Sehr wichtig! Die heutige Zeit ist stressig – selbst die Kleinen bekommen das zu spüren: Ein Kindergartentag ist anstrengend, die Schule fordert. Dann kommen sie nach Hause – und finden oft gestresste Eltern vor. Alles muss schnell, schnell, schnell gehen. Die Eltern stehen heute eben ganz anders unter Druck als früher. Die Mutter ist schon lange nicht mehr nur Hausfrau, sondern mitten im Berufsleben. Der Vater ist durch seine berufliche Einbindung selten oder erst abends zu Hause. Da verlangt es nach den Großeltern!
Inwiefern?
Die Alten können mit Ruhe und Gelassenheit dem ganzen Stress entgegenwirken – und das wiederum kann sich nur positiv auf das Kind auswirken.
Für Oma und Opa ist es aber nicht immer ganz leicht – die Ansprüche der Enkelkinder und auch deren Eltern sind mittlerweile hoch …
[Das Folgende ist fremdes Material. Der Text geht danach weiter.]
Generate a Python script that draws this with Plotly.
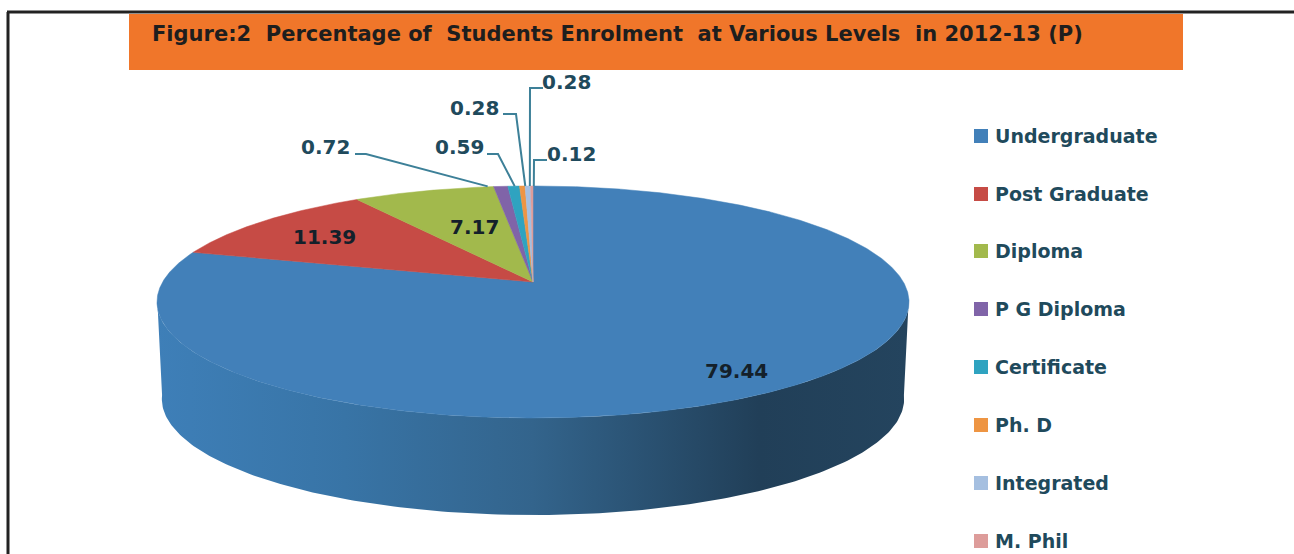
import numpy as np
import plotly.graph_objects as go

# values
levels = ["Undergraduate", "Post Graduate", "Diploma", "P G Diploma", "Certificate", "Ph. D", "Integrated", "M. Phil"]
shares = [79.44, 11.39, 7.17, 0.72, 0.59, 0.28, 0.28, 0.12]
level_colors = ["#4280B9", "#C64B45", "#A2B94C", "#8064A8", "#2FA3C0", "#EE9543", "#A5BFE0", "#DD9C9A"]
title_text = "Figure:2  Percentage of  Students Enrolment  at Various Levels  in 2012-13 (P)"

# pie geometry in page pixels, with a bit of perspective like the excel 3d pie
cx, cy = 533, 282
width_k, height_k, persp = 370.4, 112.6, 0.1724
depth = 97
bottom_scale = 0.987


def rim(theta, scale=1.0, drop=0):
    # theta is degrees clockwise from 12 o'clock
    t = np.radians(theta)
    u, v = np.sin(t), np.cos(t)
    d = 1 + persp * v
    return cx + scale * width_k * u / d, cy + drop - height_k * v / d


angles = np.cumsum([0] + shares) / sum(shares) * 360

fig = go.Figure()

# side wall, one polygon with the left to right shading
side_scale = [[0.0, "#3E7FB8"], [0.25, "#3874A6"], [0.5, "#33648C"], [0.8, "#213F58"], [1.0, "#24445E"]]
a = np.linspace(262, 98, 200)
xt, yt = rim(a)
xb, yb = rim(a[::-1], bottom_scale, depth)
fig.add_trace(go.Scatter(x=np.r_[xt, xb], y=np.r_[yt, yb], mode="lines", fill="toself",
                         fillgradient=dict(type="horizontal", colorscale=side_scale),
                         line=dict(width=0), hoverinfo="skip", showlegend=False))

# top face
for i, name in enumerate(levels):
    a = np.arange(angles[i], angles[i + 1], 0.25)
    a = np.r_[a, angles[i + 1]]
    xs, ys = rim(a)
    fig.add_trace(go.Scatter(x=np.r_[cx, xs, cx], y=np.r_[cy, ys, cy], mode="lines", fill="toself",
                             fillcolor=level_colors[i], line=dict(color=level_colors[i], width=0.5),
                             name=name, hoverinfo="name", showlegend=False))

# leader lines for the small slices: label anchor, elbow, offset at the rim
leaders = {
    3: dict(start=(355, 154), elbow=(366, 154), dx=-13, label=(325, 147)),
    4: dict(start=(487, 154), elbow=(498, 154), dx=1, label=(459, 147)),
    5: dict(start=(503, 114), elbow=(516, 114), dx=3, label=(474, 108)),
    6: dict(start=(543, 88), elbow=(530, 88), dx=2, label=(566, 82)),
    7: dict(start=(547, 160), elbow=(534, 160), dx=2, label=(571, 154)),
}
for i, ld in leaders.items():
    ex, ey = rim((angles[i] + angles[i + 1]) / 2)
    fig.add_trace(go.Scatter(x=[ld["start"][0], ld["elbow"][0], ex + ld["dx"]],
                             y=[ld["start"][1], ld["elbow"][1], ey],
                             mode="lines", line=dict(color="#3D8098", width=2),
                             hoverinfo="skip", showlegend=False))
    fig.add_annotation(x=ld["label"][0], y=ld["label"][1], text="%.2f" % shares[i], showarrow=False,
                       font=dict(family="DejaVu Sans", size=20, color="#1F4A5C", weight="bold"))

# labels on the big slices
big_pos = {0: (736, 371), 1: (324, 237), 2: (474, 227)}
for i, p in big_pos.items():
    fig.add_annotation(x=p[0], y=p[1], text="%.2f" % shares[i], showarrow=False,
                       font=dict(family="DejaVu Sans", size=20, color="#14202A", weight="bold"))

# legend on the right, drawn by hand to get the wide spacing
legend_y = [136, 194, 251, 309, 367, 425, 483, 541]
fig.add_trace(go.Scatter(x=[981] * len(levels), y=legend_y, mode="markers",
                         marker=dict(symbol="square", size=14, color=level_colors),
                         hoverinfo="skip", showlegend=False))
for name, y in zip(levels, legend_y):
    fig.add_annotation(x=993, y=y, text=name, showarrow=False, xanchor="left",
                       font=dict(family="DejaVu Sans", size=19, color="#1F4A5C", weight="bold"))

fig.update_layout(
    width=1294, height=554,
    margin=dict(l=0, r=0, t=0, b=0),
    paper_bgcolor="white", plot_bgcolor="white",
    xaxis=dict(range=[0, 1294], visible=False, fixedrange=True),
    yaxis=dict(range=[554, 0], visible=False, fixedrange=True),
    showlegend=False,
    shapes=[
        # frame, the top line runs off to the right
        dict(type="line", x0=8, x1=8, y0=12, y1=554, line=dict(color="#222222", width=3)),
        dict(type="line", x0=7, x1=1294, y0=12, y1=12, line=dict(color="#222222", width=3)),
        # title band
        dict(type="rect", x0=129, x1=1183, y0=14, y1=70, fillcolor="#F0762A", line=dict(width=0), layer="below"),
    ],
    annotations=list(fig.layout.annotations) + [
        dict(x=150, y=34, text=title_text, showarrow=False, xanchor="left",
             font=dict(family="DejaVu Sans", size=21, color="#1E1E1E", weight="bold")),
    ],
)

fig.write_html("out.html", config={"displayModeBar": False},
               post_script="document.body.style.margin='0';document.body.style.overflow='hidden';")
Ich würde eher sagen: Die Ansprüche an sich selbst sind sehr hoch. Als Oma und Opa will man seine Enkelkinder ja nicht einfach ruhigstellen, also nicht nur vor den Fernseher setzen oder vor ihr „Tablet“. Man will auch etwas von ihnen haben! Will etwas gemeinsam erleben, zum Beispiel beim Spazierengehen: Was es da alles auf dem Weg zu entdecken gibt! Das ist wirklich aufregend. Man kann einen toten Vogel finden, unter einem runden Stein Asseln entdecken, Enten auf dem Teich sehen, den Wind in den Weiden spüren – und so weiter. Da gibt es so viel!
Trotzdem: Ein paar Ansprüche haben Mama und Papa ja auch. Und die Kleinen sowieso. Wie bekommen Oma und Opa diesen Spagat hin?
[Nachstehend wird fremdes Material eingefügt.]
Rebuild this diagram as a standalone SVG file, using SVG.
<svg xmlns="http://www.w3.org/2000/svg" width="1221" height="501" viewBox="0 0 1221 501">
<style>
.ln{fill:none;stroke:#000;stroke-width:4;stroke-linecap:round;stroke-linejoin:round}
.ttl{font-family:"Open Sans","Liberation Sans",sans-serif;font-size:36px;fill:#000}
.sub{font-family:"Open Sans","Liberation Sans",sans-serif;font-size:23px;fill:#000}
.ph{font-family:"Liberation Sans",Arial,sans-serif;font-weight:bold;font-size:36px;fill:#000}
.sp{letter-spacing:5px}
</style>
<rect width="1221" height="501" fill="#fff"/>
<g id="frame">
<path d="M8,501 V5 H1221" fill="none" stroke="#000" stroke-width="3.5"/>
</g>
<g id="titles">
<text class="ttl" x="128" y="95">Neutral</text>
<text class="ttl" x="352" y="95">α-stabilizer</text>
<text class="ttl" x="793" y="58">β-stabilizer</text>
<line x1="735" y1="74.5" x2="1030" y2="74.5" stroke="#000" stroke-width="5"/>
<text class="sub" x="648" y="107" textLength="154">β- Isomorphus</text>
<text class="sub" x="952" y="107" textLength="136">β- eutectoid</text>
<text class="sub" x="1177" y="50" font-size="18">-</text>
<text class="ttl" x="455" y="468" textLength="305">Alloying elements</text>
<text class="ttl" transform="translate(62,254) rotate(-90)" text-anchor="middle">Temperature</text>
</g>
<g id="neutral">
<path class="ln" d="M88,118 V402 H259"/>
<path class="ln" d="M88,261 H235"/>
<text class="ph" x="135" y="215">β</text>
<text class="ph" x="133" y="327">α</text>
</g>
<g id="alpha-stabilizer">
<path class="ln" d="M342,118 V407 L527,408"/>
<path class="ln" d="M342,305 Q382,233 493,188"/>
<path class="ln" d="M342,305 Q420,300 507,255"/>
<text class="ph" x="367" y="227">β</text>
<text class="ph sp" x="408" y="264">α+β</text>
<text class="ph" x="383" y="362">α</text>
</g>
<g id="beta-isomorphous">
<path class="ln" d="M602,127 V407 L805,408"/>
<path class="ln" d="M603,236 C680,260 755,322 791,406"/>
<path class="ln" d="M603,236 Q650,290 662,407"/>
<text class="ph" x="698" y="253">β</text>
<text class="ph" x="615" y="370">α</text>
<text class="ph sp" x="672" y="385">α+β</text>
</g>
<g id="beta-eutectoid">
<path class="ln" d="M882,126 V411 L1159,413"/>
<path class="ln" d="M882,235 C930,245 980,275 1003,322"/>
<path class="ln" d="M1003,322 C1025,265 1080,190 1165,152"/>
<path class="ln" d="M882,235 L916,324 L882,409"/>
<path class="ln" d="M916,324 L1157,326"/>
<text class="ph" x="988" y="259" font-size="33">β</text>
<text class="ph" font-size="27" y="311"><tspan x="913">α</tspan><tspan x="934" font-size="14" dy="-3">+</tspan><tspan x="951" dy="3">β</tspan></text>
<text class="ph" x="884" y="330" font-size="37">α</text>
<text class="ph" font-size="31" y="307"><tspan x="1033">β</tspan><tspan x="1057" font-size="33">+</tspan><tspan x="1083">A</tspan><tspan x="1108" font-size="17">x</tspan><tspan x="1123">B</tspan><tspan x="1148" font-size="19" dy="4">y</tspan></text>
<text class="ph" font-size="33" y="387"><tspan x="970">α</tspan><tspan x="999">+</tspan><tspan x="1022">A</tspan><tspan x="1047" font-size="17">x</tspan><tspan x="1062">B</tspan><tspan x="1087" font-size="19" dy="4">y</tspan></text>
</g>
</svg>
Ich glaube, dass die Ansprüche der Eltern an die Großeltern gar nicht so groß sind. Sie sind meist schon zufrieden, wenn sie ihre Kinder in einer verantwortungsvollen Hand wissen. Und das Schöne für die Großeltern ist doch am Ende, dass sie die Verantwortung für die Enkelkinder wieder abgeben können. Ich hätte aber ein paar Verhaltenstipps, die für Großeltern sicher hilfreich sind …
Und die wären?
Erstens: Ignoriere nicht die Grenzen, die die Eltern gesetzt haben. Zweitens: Frage deine Enkelkinder nicht aus. Sie erzählen dir sowieso alles! Drittens: Biete deine Hilfe an, aber dränge dich nicht auf. Viertens: Plane Zeit ein, höre zu und sei vor allem geduldig. Fünftens: Mache nichts, was über deine Kräfte geht. Und sechstens: Liebe dich selbst, wie du deine Enkelkinder liebst. Etwas Besseres kannst du für deine Enkelkinder nicht tun!
Klingt eigentlich ganz einfach …
Ja, eigentlich schon.
Und welche konkreten Tipps haben Sie für die gemeinsame Freizeitgestaltung von Jung und Alt?
Um seine Zeit mit den Enkeln zu nutzen, braucht es erst einmal von der Großelternseite Voraussetzungen. Man muss mit sich im Reinen sein. Will ich mich wirklich auf meine Enkelkinder einlassen? Ist das nicht der Fall, sollte man eine freundliche Distanz wahren. Hab ich mich aber entschlossen, sie voll und ganz an mich heranzulassen, muss ich mir darüber im Klaren sein, dass das eine starke körperliche und seelische Anspannung bedeutet. Wenn mich die mittägliche Müdigkeit übermannt, kann ich der nicht nachgeben. Da heißt es dann: „Opa, du kannst hier nicht schlafen. Du bist jetzt der Wolf und ich die Eisprinzessin.“ Da muss der Wolf in mir wachgerüttelt werden. Wenn man noch Zähne hat, Zähne fletschen, Augen aufreißen, Wolfsgeheul anstimmen: „Aaaarrrrooooooohaaaaaaa!“ „Opa, hör auf, ich krieg Angst!“ Nach so einem erfolgreichen schauspielerischen Akt ist die Müdigkeit wie weggeflogen. Wenn man das aber alles nicht will, sollte Opa mit seiner Oma lieber auf eine Kreuzfahrt in die Karibik gehen. Ich für meinen Teil zöge aber immer die Nähe zu den Enkelkindern vor.
Und wie findet man unter dem Wolfsgeheul die richtige Balance zwischen Verwöhnen und „sanft maßregeln“?
Grundsätzlich bin ich der Meinung, dass man seine Enkel liebevoll nachgiebig begleiten sollte. Aber das eigene Verhalten sollte nicht nur aus Nachgiebigkeit bestehen. Gibt es Dinge, die mich am Verhalten der Kinder stressen, bringe ich das zum Ausdruck.
Sie sind inzwischen vierfacher Großvater. Was haben Sie vor allem gelernt zwischen Enkel eins und Enkel vier?
Gelernt habe ich vor allem, dass sie sich alle unglaublich unterscheiden. Jedes braucht eine andere Ansprache: das eine Bestärkung und Ermutigung, das andere Führung und Erinnerung an Absprachen. Kein Kind ist gleich!